China’s weakness should boost the dollar against other emerging-markets currencies, experts say. GDP expanded 7 percent in China during the second quarter, according to official data, conveniently matching the government’s target. Many economists believe that number is overstated, though.

China’s falling demand for commodities and the resulting decline in commodity prices are bad for the currencies of commodity producers in Latin America, such as Brazil and Colombia, and in East Asia, such as Indonesia and Malaysia. Emerging-markets currencies could fall to levels not seen since the Asian currency crisis of 1997–’98, Gilmore says. There may be bright spots, though: Asian economies running current-account surpluses such as the Philippines and South Korea may emerge largely unscathed from the dollar’s advance, says Eric Viloria, currency strategist at Wells Fargo Securities in New York.

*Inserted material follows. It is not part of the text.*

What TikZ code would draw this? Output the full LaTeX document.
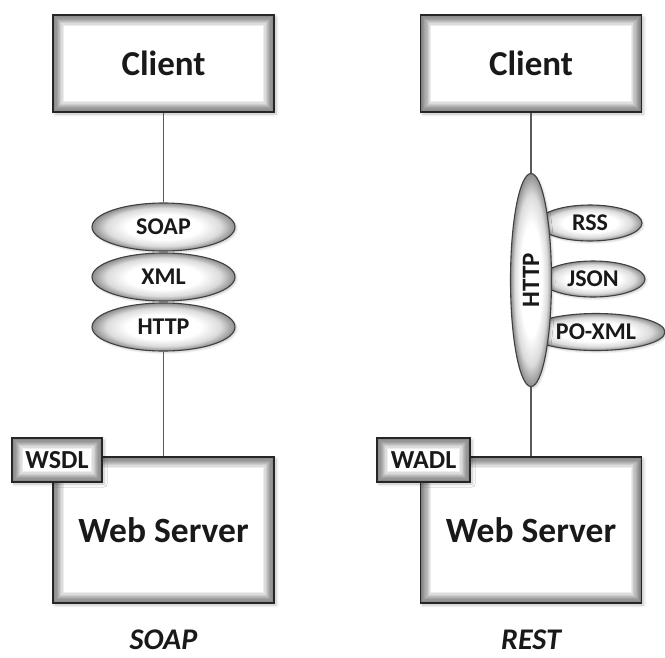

Overall, the dollar is on a roll. Chandler thinks we’re in the midst of the dollar’s third long-term rally of the past 35 years. The first came in 1981–’85 under president Reagan, the second in 1995–2000 under president Clinton. And one began last year under President Barack Obama, Chandler says. He sees that move continuing through 2017, until policy convergence reemerges, by which time the euro will have dropped to 82 cents.

The dollar’s ascent might just outlast Obama’s tenure in the White House.